The basic key to good gardening in Juneau is a raised bed containing a soil that drains well combined with a planting selection that can grow here. Oh, and stick with it in sunshine or rain.
"We've never had a bad garden if the person just sticks with it," Williams said. "Don't give up."
Root crops such as potatoes, carrots, garlic, lettuce and zucchini all do well in Juneau's growing climate. Some beds just contain strawberries; others are full of flowers.
Williams said peas did well this year, but last year, as they often do, peas just mildewed on the vine.
Garden plots: $30 per year.
Good growing options: Flowers and root vegetables.
Commitment required: From one to several times a week, depending on the crop.
Contact: Juneau Community Gardening Association at P.O. Box 33395 Juneau, AK 99803
After 13 years of working her plot in the community garden, Marilyn Helle best summed up the reality for even the most hardy gardeners in the bunch: "Juneau is a difficult place to garden."
Judging tables held a smattering of the best the gardeners had to offer in squash, beans, berries and flowers. Topping all the categories, two grand champion ribbons were awarded. The children's award went to Crowin Kelly for healthy bluebells and nasturtiums.

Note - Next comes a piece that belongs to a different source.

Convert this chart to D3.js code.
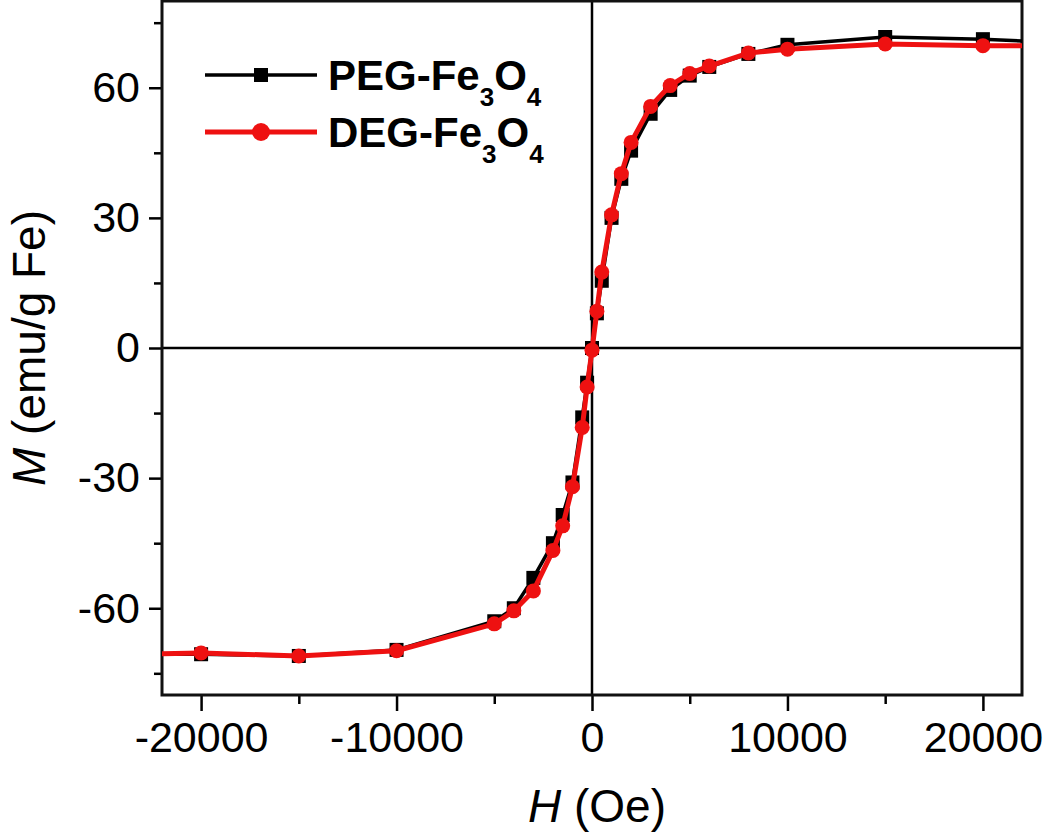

The adult ribbon went to Janice Taylor for her display offering of six perfect green beans.
"We wonder what her secret is," Master Gardener Ed Buyarski said. Overall this year's bean crop did not do well.
"It's very difficult to grow them here; they like heat," he said.
The toughest aspect of growing food in Juneau is the average summer temperature of 60 degrees.
"Ten degrees warmer would make a big difference," Williams said.